Born in London on 20th August 1920, Humphrey was sent to live in Suffolk from the age of six to benefit from the country air. Instead of being enrolled in school, he was put to work on a farm and it wasn’t until he returned home, aged 10, that he began his education.
In more recent years, Humphrey faced another setback after fellow authors discouraged him from getting the book published. Recounting the story, Humphrey said: “I’d originally been writing about pilots in the air force, based largely on my own experiences. Once I’d finished the book, I spoke to some other authors in the field to get their advice, but they were very pessimistic and told me it wouldn’t sell, so I gave up hope for a little while.”
It wasn’t until Humphrey met the acclaimed historian and author, Sean Feast, that his dream of publishing was reignited. After speaking to Humphrey about his story, Sean asked to co-author the book, putting a focus on Humphrey’s own life. The pair worked together to finish the text, which was soon snapped up by a publisher.
Megan Guest works at Bupa Erskine Hall, and organised a book signing for family and friends in celebration of Humphrey’s achievement. Speaking of his success, she said: “We’re all so proud of Humphrey, it’s been a real labour of love and it’s heart-warming that it’s been so well recognised. People often overlook the powerful stories that our older generations have to share, we’re always encouraging residents to share them – it keeps the memories alive for them and our team are fascinated in hearing these stories.”

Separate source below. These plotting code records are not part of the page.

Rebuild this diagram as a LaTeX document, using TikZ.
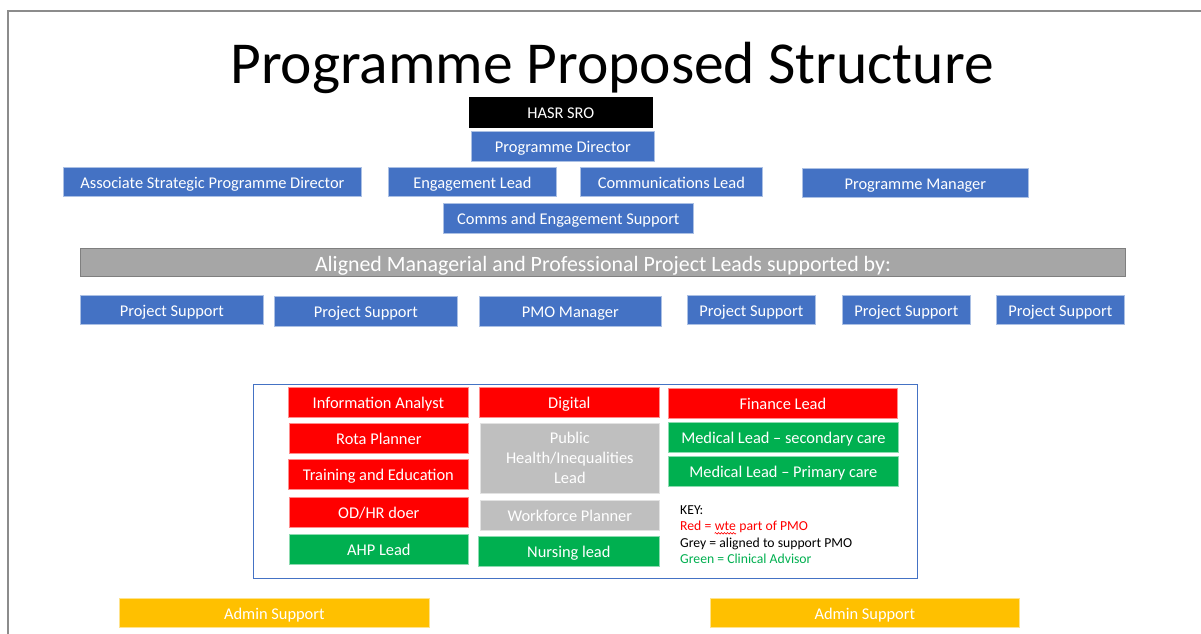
\documentclass[tikz,border=0pt]{standalone}
\usepackage{fontspec}
\setmainfont{Carlito}
\usetikzlibrary{decorations.pathmorphing}
\definecolor{cblue}{HTML}{4472C4}
\definecolor{cred}{HTML}{FF0000}
\definecolor{cgreen}{HTML}{00B050}
\definecolor{cgrey}{HTML}{BFBFBF}
\definecolor{cbar}{HTML}{A6A6A6}
\definecolor{cbarline}{HTML}{7F7F7F}
\definecolor{cgold}{HTML}{FFC000}
\definecolor{cframe}{HTML}{8C8C8C}
\begin{document}
\begin{tikzpicture}[x=1pt,y=-1pt,
  box/.style={anchor=north west, inner sep=0pt, text=white, font=\fontsize{16.4}{20}\selectfont, text height=15.6pt, text depth=2.4pt, line width=0.7pt, align=center},
  bluebox/.style={box, fill=cblue, draw=cblue!45!white},
  redbox/.style={box, fill=cred, draw=cred!45!white},
  greenbox/.style={box, fill=cgreen, draw=cgreen!45!white},
  greybox/.style={box, fill=cgrey, draw=cgrey!45!white},
  goldbox/.style={box, fill=cgold, draw=cgold!45!white},
  blackbox/.style={box, fill=black, draw=black},
  keytext/.style={anchor=base west, inner sep=0pt, font=\fontsize{13.7}{16}\selectfont}]
\useasboundingbox[fill=white] (0,0) rectangle (1201,633);
\draw[cframe, line width=1.5pt] (8,640) -- (8,11) -- (1210,11);

\node[anchor=base, font=\fontsize{59.5}{66}\selectfont, text=black] (title) at (612,83) {Programme Proposed Structure};

\node[blackbox, minimum width=183pt, minimum height=30pt] (sro) at (469,97) {HASR SRO};
\node[bluebox, minimum width=183pt, minimum height=30pt] (pd) at (471,131) {Programme Director};
\node[bluebox, minimum width=298pt, minimum height=29pt] (aspd) at (63,167) {Associate Strategic Programme Director};
\node[bluebox, minimum width=168pt, minimum height=29pt] (el) at (388,167) {Engagement Lead};
\node[bluebox, minimum width=182pt, minimum height=29pt] (cl) at (580,167) {Communications Lead};
\node[bluebox, minimum width=226pt, minimum height=29pt] (pm) at (802,168) {Programme Manager};
\node[bluebox, minimum width=250pt, minimum height=30pt] (ces) at (443,203) {Comms and Engagement Support};

\node[box, fill=cbar, draw=cbarline, line width=1pt, minimum width=1045pt, minimum height=28pt, font=\fontsize{21.9}{24}\selectfont, text height=20pt, text depth=2.9pt] (bar) at (80,248) {Aligned Managerial and Professional Project Leads supported by:};

\node[bluebox, minimum width=183pt, minimum height=29pt] (ps1) at (80,295) {Project Support};
\node[bluebox, minimum width=183pt, minimum height=30pt] (ps2) at (274,296) {Project Support};
\node[bluebox, minimum width=182pt, minimum height=30pt] (pmo) at (479,296) {PMO Manager};
\node[bluebox, minimum width=128pt, minimum height=29pt] (ps3) at (687,295) {Project Support};
\node[bluebox, minimum width=128pt, minimum height=29pt] (ps4) at (842,295) {Project Support};
\node[bluebox, minimum width=128pt, minimum height=29pt] (ps5) at (996,295) {Project Support};

\node[anchor=north west, draw=cblue, line width=0.8pt, inner sep=0pt, minimum width=664pt, minimum height=194pt] (cont) at (253,384) {};

\node[redbox, minimum width=180pt, minimum height=30pt] (ia) at (288,387) {Information Analyst};
\node[redbox, minimum width=180pt, minimum height=30pt] (dig) at (479,387) {Digital};
\node[redbox, minimum width=229pt, minimum height=30pt] (fin) at (668,388) {Finance Lead};
\node[redbox, minimum width=179pt, minimum height=30pt] (rota) at (289,423) {Rota Planner};
\node[greybox, minimum width=179pt, minimum height=70pt, text height=, text depth=] (ph) at (480,423) {Public\\Health/Inequalities\\Lead};
\node[greenbox, minimum width=230pt, minimum height=30pt] (mls) at (668,422) {Medical Lead – secondary care};
\node[redbox, minimum width=180pt, minimum height=30pt] (te) at (288,459) {Training and Education};
\node[greenbox, minimum width=230pt, minimum height=30pt] (mlp) at (668,456) {Medical Lead – Primary care};
\node[redbox, minimum width=179pt, minimum height=30pt] (od) at (289,497) {OD/HR doer};
\node[greybox, minimum width=179pt, minimum height=30pt] (wp) at (480,500) {Workforce Planner};
\node[greenbox, minimum width=179pt, minimum height=30pt] (ahp) at (289,534) {AHP Lead};
\node[greenbox, minimum width=181pt, minimum height=30pt] (nl) at (478,536) {Nursing lead};

\node[keytext] (key1) at (680,514) {KEY:};
\node[keytext, text=cred] (key2a) at (680,530.5) {Red = \mbox{}};
\node[keytext, text=cred] (key2b) at (key2a.base east) {wte};
\node[keytext, text=cred] (key2c) at (key2b.base east) {\mbox{} part of PMO};
\node[keytext] (key3) at (680,547) {Grey = aligned to support PMO};
\node[keytext, text=cgreen] (key4) at (680,563.5) {Green = Clinical Advisor};
\draw[cred, line width=0.6pt, decorate, decoration={snake, amplitude=0.8pt, segment length=3pt}] ([yshift=-2.8pt]key2b.base west) -- ([yshift=-2.8pt]key2b.base east);

\node[goldbox, minimum width=310pt, minimum height=29pt] (as1) at (119,598) {Admin Support};
\node[goldbox, minimum width=309pt, minimum height=29pt] (as2) at (710,598) {Admin Support};
\end{tikzpicture}
\end{document}
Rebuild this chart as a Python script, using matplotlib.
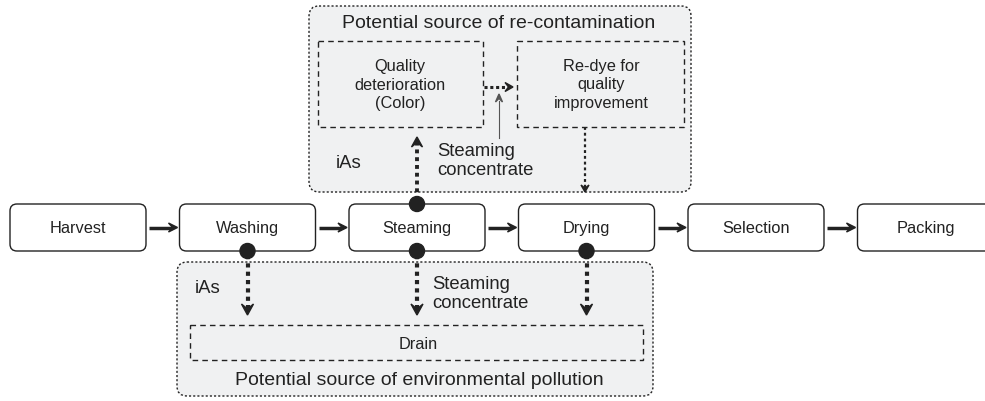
import matplotlib.pyplot as plt
from matplotlib.patches import FancyBboxPatch, Rectangle, Polygon, Circle

plt.rcParams["font.family"] = ["Liberation Sans", "DejaVu Sans"]

# process steps along the main line
steps = ["Harvest", "Washing", "Steaming", "Drying", "Selection", "Packing"]
# which steps have a drain output (index) and which one feeds re-contamination
drain_steps = [1, 2, 3]
recon_step = 2

# box geometry (pixels)
BOX_X0, BOX_STEP, BOX_W = 10, 169.5, 136
BOX_Y0, BOX_H = 205, 47
INK = "#222222"
FILL = "#f0f1f2"


def head(ax, tip, direction, size=9, width=5.5, color=INK):
    # notched arrow head pointing in direction (dx, dy)
    dx, dy = direction
    tx, ty = tip
    bx, by = tx - dx * size, ty - dy * size
    nx, ny = -dy, dx
    pts = [(tx, ty),
           (bx + nx * width, by + ny * width),
           (tx - dx * size * 0.55, ty - dy * size * 0.55),
           (bx - nx * width, by - ny * width)]
    ax.add_patch(Polygon(pts, closed=True, color=color, zorder=6))


def dotted_arrow(ax, start, tip, lw=3, hsize=11, hwidth=6, pattern=(1, 1)):
    dx = tip[0] - start[0]
    dy = tip[1] - start[1]
    n = (dx ** 2 + dy ** 2) ** 0.5
    ux, uy = dx / n, dy / n
    end = (tip[0] - ux * hsize * 0.6, tip[1] - uy * hsize * 0.6)
    ax.plot([start[0], end[0]], [start[1], end[1]], color=INK, lw=lw,
            linestyle=(0, pattern), solid_capstyle="butt", dash_capstyle="butt", zorder=5)
    head(ax, tip, (ux, uy), size=hsize, width=hwidth)


fig = plt.figure(figsize=(9.85, 4.02), dpi=100)
ax = fig.add_axes([0, 0, 1, 1])
ax.set_xlim(0, 985)
ax.set_ylim(402, 0)
ax.axis("off")

# gray regions
top = FancyBboxPatch((309, 7), 382, 186, boxstyle="round,pad=0,rounding_size=10",
                     facecolor=FILL, edgecolor=INK, lw=1, linestyle=(0, (1.5, 1.5)), zorder=1)
ax.add_patch(top)
bottom = FancyBboxPatch((177, 263), 476, 134, boxstyle="round,pad=0,rounding_size=10",
                        facecolor=FILL, edgecolor=INK, lw=1, linestyle=(0, (1.5, 1.5)), zorder=1)
ax.add_patch(bottom)

ax.text(342, 24, "Potential source of re-contamination", fontsize=14, color=INK,
        ha="left", va="center", zorder=7)
ax.text(419, 381, "Potential source of environmental pollution", fontsize=14, color=INK,
        ha="center", va="center", zorder=7)

# inner dashed boxes
dash = (0, (4, 3))
ax.add_patch(Rectangle((318, 42), 165, 86, facecolor="none", edgecolor=INK, lw=1,
                       linestyle=dash, zorder=2))
ax.add_patch(Rectangle((517, 42), 167, 86, facecolor="none", edgecolor=INK, lw=1,
                       linestyle=dash, zorder=2))
ax.add_patch(Rectangle((190, 326), 453, 35, facecolor="none", edgecolor=INK, lw=1,
                       linestyle=dash, zorder=2))

ax.text(400, 85, "Quality\ndeterioration\n(Color)", fontsize=11.8, color=INK,
        ha="center", va="center", linespacing=1.3, zorder=7)
ax.text(601, 85, "Re-dye for\nquality\nimprovement", fontsize=11.8, color=INK,
        ha="center", va="center", linespacing=1.3, zorder=7)
ax.text(418, 345, "Drain", fontsize=11.8, color=INK, ha="center", va="center", zorder=7)

# labels
ax.text(336, 164, "iAs", fontsize=13.3, color=INK, ha="left", va="center", zorder=7)
ax.text(437, 161, "Steaming\nconcentrate", fontsize=13.3, color=INK, ha="left", va="center",
        linespacing=1.1, zorder=7)
ax.text(195, 289, "iAs", fontsize=13.3, color=INK, ha="left", va="center", zorder=7)
ax.text(432, 294, "Steaming\nconcentrate", fontsize=13.3, color=INK, ha="left", va="center",
        linespacing=1.1, zorder=7)

# main process boxes and arrows
centers = []
for i, name in enumerate(steps):
    x0 = BOX_X0 + i * BOX_STEP
    ax.add_patch(FancyBboxPatch((x0, BOX_Y0), BOX_W, BOX_H,
                                boxstyle="round,pad=0,rounding_size=7",
                                facecolor="white", edgecolor=INK, lw=1, zorder=3))
    ax.text(x0 + BOX_W / 2, BOX_Y0 + BOX_H / 2, name, fontsize=11.8, color=INK,
            ha="center", va="center", zorder=7)
    centers.append(x0 + BOX_W / 2)
    if i < len(steps) - 1:
        xs = x0 + BOX_W + 3
        xe = BOX_X0 + (i + 1) * BOX_STEP - 2
        ax.plot([xs, xe - 6], [BOX_Y0 + BOX_H / 2] * 2, color=INK, lw=2.5,
                solid_capstyle="butt", zorder=4)
        head(ax, (xe, BOX_Y0 + BOX_H / 2), (1, 0), size=9, width=4.5)

# drain outputs
for i in drain_steps:
    cx = centers[i]
    ax.add_patch(Circle((cx, BOX_Y0 + BOX_H), 7.5, color=INK, zorder=6))
    dotted_arrow(ax, (cx, BOX_Y0 + BOX_H + 4), (cx, 316))

# re-contamination loop
cx = centers[recon_step]
ax.add_patch(Circle((cx, BOX_Y0), 7.5, color=INK, zorder=6))
dotted_arrow(ax, (cx, BOX_Y0 - 4), (cx, 138), lw=2.8, hsize=10, hwidth=5.5)
dotted_arrow(ax, (484, 88), (513, 88), lw=2.2, hsize=8, hwidth=4.5, pattern=(1, 0.9))
dotted_arrow(ax, (585, 128), (585, 193), lw=1.6, hsize=7, hwidth=4, pattern=(1.3, 1.3))

# thin pointer from steaming concentrate
ax.plot([499, 499], [139, 102], color="#555555", lw=0.8, zorder=5)
head(ax, (499, 95), (0, -1), size=8, width=3.5, color="#555555")

fig.savefig("out.png", dpi=100)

After serving in the war, Humphrey returned to a career in engineering and eventually took on a role with the 600 Group, which specialised in producing metals and machinery. While living in north London, he met his wife to be, Iris, at a local tennis club where she was a secretary, and Humphrey was a treasurer. After 18 months together, Humphrey proposed and the couple married in 1949. They lived together in north London and raised three daughters, four grandsons and a granddaughter.
Humphrey’s book, A Thousand and One, is available now on Amazon priced £11.99.
Humphrey’s top tips for aspiring authors:
- “Believe in your ideas and see them through. There might be times when people tell you no, but take this as constructive criticism and don’t give up.”
- “Be an opportunist and be prepared to have some flexibility in your plans. Take every opportunity to speak to people in the industry, getting their advice and ideas.”
- “Make the most of your memories. I was fortunate enough to have been able to write nearly the whole book from memory, but I’d advise people to write them down as soon as possible. Even if in a rough draft, it’s a great way of helping you preserve your memories.”